Given information
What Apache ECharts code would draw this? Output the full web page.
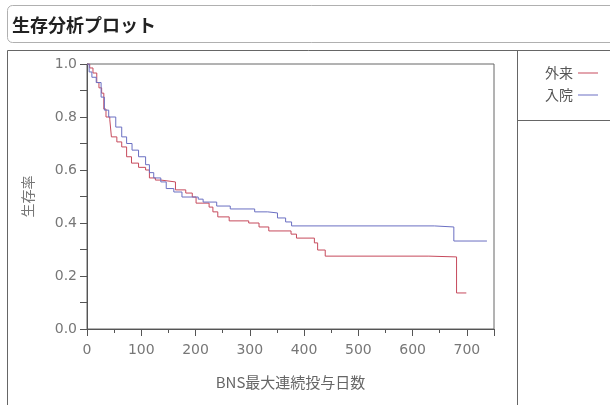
<!DOCTYPE html>
<html>
<head>
<meta charset="utf-8">
<script src="https://cdn.jsdelivr.net/npm/echarts@6/dist/echarts.min.js"></script>
<style>html,body{margin:0;padding:0;background:#fff;}#c{width:610px;height:405px;}</style>
</head>
<body>
<div id="c"></div>
<script>
const titleText = '生存分析プロット';
const seriesNames = ['外来', '入院'];
const xTicks = [0, 100, 200, 300, 400, 500, 600, 700];
const yTicks = [0.0, 0.2, 0.4, 0.6, 0.8, 1.0];
// 外来 (outpatient) Kaplan-Meier steps
const gairaiTime = [0, 5, 11, 18, 22, 27, 31, 35, 42, 45, 55, 64, 73, 82, 95, 108, 115, 126, 136, 163, 182, 194, 201, 225, 232, 241, 262, 298, 317, 335, 376, 386, 419, 425, 439, 630, 681, 699];
const gairaiSurv = [1.0, 0.985, 0.966, 0.93, 0.91, 0.89, 0.83, 0.80, 0.79, 0.725, 0.706, 0.687, 0.65, 0.626, 0.61, 0.60, 0.57, 0.562, 0.555, 0.525, 0.513, 0.498, 0.475, 0.46, 0.442, 0.423, 0.408, 0.40, 0.385, 0.37, 0.358, 0.343, 0.325, 0.298, 0.275, 0.272, 0.136, 0.136];
// 入院 (inpatient) Kaplan-Meier steps
const nyuinTime = [0, 4, 9, 17, 26, 32, 40, 53, 64, 73, 83, 95, 108, 115, 123, 136, 146, 160, 175, 205, 214, 239, 264, 309, 333, 351, 366, 377, 640, 676, 737];
const nyuinSurv = [1.0, 0.97, 0.95, 0.93, 0.875, 0.826, 0.80, 0.762, 0.725, 0.70, 0.675, 0.65, 0.62, 0.59, 0.57, 0.555, 0.53, 0.517, 0.498, 0.49, 0.479, 0.464, 0.453, 0.442, 0.438, 0.419, 0.404, 0.389, 0.385, 0.332, 0.332];

const FONT = '"Noto Sans CJK JP", "Noto Sans", sans-serif';
const NUMFONT = '"DejaVu Sans", sans-serif';
const RED = '#c64a5c';
const BLUE = '#6a6fc2';

const chart = echarts.init(document.getElementById('c'), null, {renderer: 'canvas'});
chart.setOption({
  animation: false,
  backgroundColor: '#fff',
  textStyle: {fontFamily: FONT},
  graphic: [
    {type: 'rect', shape: {x: 7.5, y: 5.5, width: 640, height: 37, r: 5}, style: {fill: '#fff', stroke: '#b0b0b0', lineWidth: 1}, z: 0},
    {type: 'text', left: 12, top: 16, style: {text: titleText, font: 'bold 18px ' + FONT, fill: '#222'}, z: 1},
    {type: 'line', shape: {x1: 7.5, y1: 50.5, x2: 610, y2: 50.5}, style: {stroke: '#666', lineWidth: 1}},
    {type: 'line', shape: {x1: 7.5, y1: 50.5, x2: 7.5, y2: 405}, style: {stroke: '#666', lineWidth: 1}},
    {type: 'line', shape: {x1: 517.5, y1: 50.5, x2: 517.5, y2: 405}, style: {stroke: '#666', lineWidth: 1}},
    {type: 'line', shape: {x1: 517.5, y1: 120.5, x2: 610, y2: 120.5}, style: {stroke: '#666', lineWidth: 1}}
  ],
  legend: {
    orient: 'vertical',
    left: 540,
    top: 61,
    align: 'right',
    itemWidth: 20,
    itemHeight: 1,
    itemGap: 8,
    textStyle: {fontFamily: FONT, fontSize: 14, color: '#555'},
    data: [{name: seriesNames[0], icon: 'rect'}, {name: seriesNames[1], icon: 'rect'}]
  },
  grid: {left: 87, top: 64, width: 407, height: 265, show: true, borderColor: '#666', borderWidth: 1, backgroundColor: '#fff'},
  xAxis: {
    type: 'value', min: 0, max: 750, interval: 100,
    name: 'BNS最大連続投与日数', nameLocation: 'middle', nameGap: 46,
    nameTextStyle: {fontFamily: FONT, fontSize: 15, color: '#666'},
    axisLine: {lineStyle: {color: '#555'}},
    axisTick: {show: true, length: 7, lineStyle: {color: '#555'}},
    minorTick: {show: true, splitNumber: 2, length: 4, lineStyle: {color: '#555'}},
    axisLabel: {fontFamily: NUMFONT, fontSize: 14, color: '#777', margin: 14, showMaxLabel: false,
      formatter: v => (xTicks.indexOf(v) >= 0 ? String(v) : '')},
    splitLine: {show: false}
  },
  yAxis: {
    type: 'value', min: 0, max: 1, interval: 0.2,
    name: '生存率', nameLocation: 'middle', nameGap: 52,
    nameTextStyle: {fontFamily: FONT, fontSize: 14, color: '#777'},
    axisLine: {show: true, lineStyle: {color: '#555'}},
    axisTick: {show: true, length: 7, lineStyle: {color: '#555'}},
    minorTick: {show: true, splitNumber: 2, length: 7, lineStyle: {color: '#555'}},
    axisLabel: {fontFamily: NUMFONT, fontSize: 14, color: '#777', margin: 10, formatter: v => v.toFixed(1)},
    splitLine: {show: false}
  },
  series: [
    {name: seriesNames[0], type: 'line', step: 'end', showSymbol: false, symbol: 'none',
      lineStyle: {color: RED, width: 1}, itemStyle: {color: RED},
      data: gairaiTime.map((t, i) => [t, gairaiSurv[i]])},
    {name: seriesNames[1], type: 'line', step: 'end', showSymbol: false, symbol: 'none',
      lineStyle: {color: BLUE, width: 1}, itemStyle: {color: BLUE},
      data: nyuinTime.map((t, i) => [t, nyuinSurv[i]])}
  ]
});
</script>
</body>
</html>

Short exercise
Pictures excluded, quote all the data above exactly.

Result
What Apache ECharts code would draw this? Output the full web page.
<!DOCTYPE html>
<html>
<head>
<meta charset="utf-8">
<script src="https://cdn.jsdelivr.net/npm/echarts@6/dist/echarts.min.js"></script>
<style>html,body{margin:0;padding:0;background:#fff;}#c{width:610px;height:405px;}</style>
</head>
<body>
<div id="c"></div>
<script>
const titleText = '生存分析プロット';
const seriesNames = ['外来', '入院'];
const xTicks = [0, 100, 200, 300, 400, 500, 600, 700];
const yTicks = [0.0, 0.2, 0.4, 0.6, 0.8, 1.0];
// 外来 (outpatient) Kaplan-Meier steps
const gairaiTime = [0, 5, 11, 18, 22, 27, 31, 35, 42, 45, 55, 64, 73, 82, 95, 108, 115, 126, 136, 163, 182, 194, 201, 225, 232, 241, 262, 298, 317, 335, 376, 386, 419, 425, 439, 630, 681, 699];
const gairaiSurv = [1.0, 0.985, 0.966, 0.93, 0.91, 0.89, 0.83, 0.80, 0.79, 0.725, 0.706, 0.687, 0.65, 0.626, 0.61, 0.60, 0.57, 0.562, 0.555, 0.525, 0.513, 0.498, 0.475, 0.46, 0.442, 0.423, 0.408, 0.40, 0.385, 0.37, 0.358, 0.343, 0.325, 0.298, 0.275, 0.272, 0.136, 0.136];
// 入院 (inpatient) Kaplan-Meier steps
const nyuinTime = [0, 4, 9, 17, 26, 32, 40, 53, 64, 73, 83, 95, 108, 115, 123, 136, 146, 160, 175, 205, 214, 239, 264, 309, 333, 351, 366, 377, 640, 676, 737];
const nyuinSurv = [1.0, 0.97, 0.95, 0.93, 0.875, 0.826, 0.80, 0.762, 0.725, 0.70, 0.675, 0.65, 0.62, 0.59, 0.57, 0.555, 0.53, 0.517, 0.498, 0.49, 0.479, 0.464, 0.453, 0.442, 0.438, 0.419, 0.404, 0.389, 0.385, 0.332, 0.332];

const FONT = '"Noto Sans CJK JP", "Noto Sans", sans-serif';
const NUMFONT = '"DejaVu Sans", sans-serif';
const RED = '#c64a5c';
const BLUE = '#6a6fc2';

const chart = echarts.init(document.getElementById('c'), null, {renderer: 'canvas'});
chart.setOption({
  animation: false,
  backgroundColor: '#fff',
  textStyle: {fontFamily: FONT},
  graphic: [
    {type: 'rect', shape: {x: 7.5, y: 5.5, width: 640, height: 37, r: 5}, style: {fill: '#fff', stroke: '#b0b0b0', lineWidth: 1}, z: 0},
    {type: 'text', left: 12, top: 16, style: {text: titleText, font: 'bold 18px ' + FONT, fill: '#222'}, z: 1},
    {type: 'line', shape: {x1: 7.5, y1: 50.5, x2: 610, y2: 50.5}, style: {stroke: '#666', lineWidth: 1}},
    {type: 'line', shape: {x1: 7.5, y1: 50.5, x2: 7.5, y2: 405}, style: {stroke: '#666', lineWidth: 1}},
    {type: 'line', shape: {x1: 517.5, y1: 50.5, x2: 517.5, y2: 405}, style: {stroke: '#666', lineWidth: 1}},
    {type: 'line', shape: {x1: 517.5, y1: 120.5, x2: 610, y2: 120.5}, style: {stroke: '#666', lineWidth: 1}}
  ],
  legend: {
    orient: 'vertical',
    left: 540,
    top: 61,
    align: 'right',
    itemWidth: 20,
    itemHeight: 1,
    itemGap: 8,
    textStyle: {fontFamily: FONT, fontSize: 14, color: '#555'},
    data: [{name: seriesNames[0], icon: 'rect'}, {name: seriesNames[1], icon: 'rect'}]
  },
  grid: {left: 87, top: 64, width: 407, height: 265, show: true, borderColor: '#666', borderWidth: 1, backgroundColor: '#fff'},
  xAxis: {
    type: 'value', min: 0, max: 750, interval: 100,
    name: 'BNS最大連続投与日数', nameLocation: 'middle', nameGap: 46,
    nameTextStyle: {fontFamily: FONT, fontSize: 15, color: '#666'},
    axisLine: {lineStyle: {color: '#555'}},
    axisTick: {show: true, length: 7, lineStyle: {color: '#555'}},
    minorTick: {show: true, splitNumber: 2, length: 4, lineStyle: {color: '#555'}},
    axisLabel: {fontFamily: NUMFONT, fontSize: 14, color: '#777', margin: 14, showMaxLabel: false,
      formatter: v => (xTicks.indexOf(v) >= 0 ? String(v) : '')},
    splitLine: {show: false}
  },
  yAxis: {
    type: 'value', min: 0, max: 1, interval: 0.2,
    name: '生存率', nameLocation: 'middle', nameGap: 52,
    nameTextStyle: {fontFamily: FONT, fontSize: 14, color: '#777'},
    axisLine: {show: true, lineStyle: {color: '#555'}},
    axisTick: {show: true, length: 7, lineStyle: {color: '#555'}},
    minorTick: {show: true, splitNumber: 2, length: 7, lineStyle: {color: '#555'}},
    axisLabel: {fontFamily: NUMFONT, fontSize: 14, color: '#777', margin: 10, formatter: v => v.toFixed(1)},
    splitLine: {show: false}
  },
  series: [
    {name: seriesNames[0], type: 'line', step: 'end', showSymbol: false, symbol: 'none',
      lineStyle: {color: RED, width: 1}, itemStyle: {color: RED},
      data: gairaiTime.map((t, i) => [t, gairaiSurv[i]])},
    {name: seriesNames[1], type: 'line', step: 'end', showSymbol: false, symbol: 'none',
      lineStyle: {color: BLUE, width: 1}, itemStyle: {color: BLUE},
      data: nyuinTime.map((t, i) => [t, nyuinSurv[i]])}
  ]
});
</script>
</body>
</html>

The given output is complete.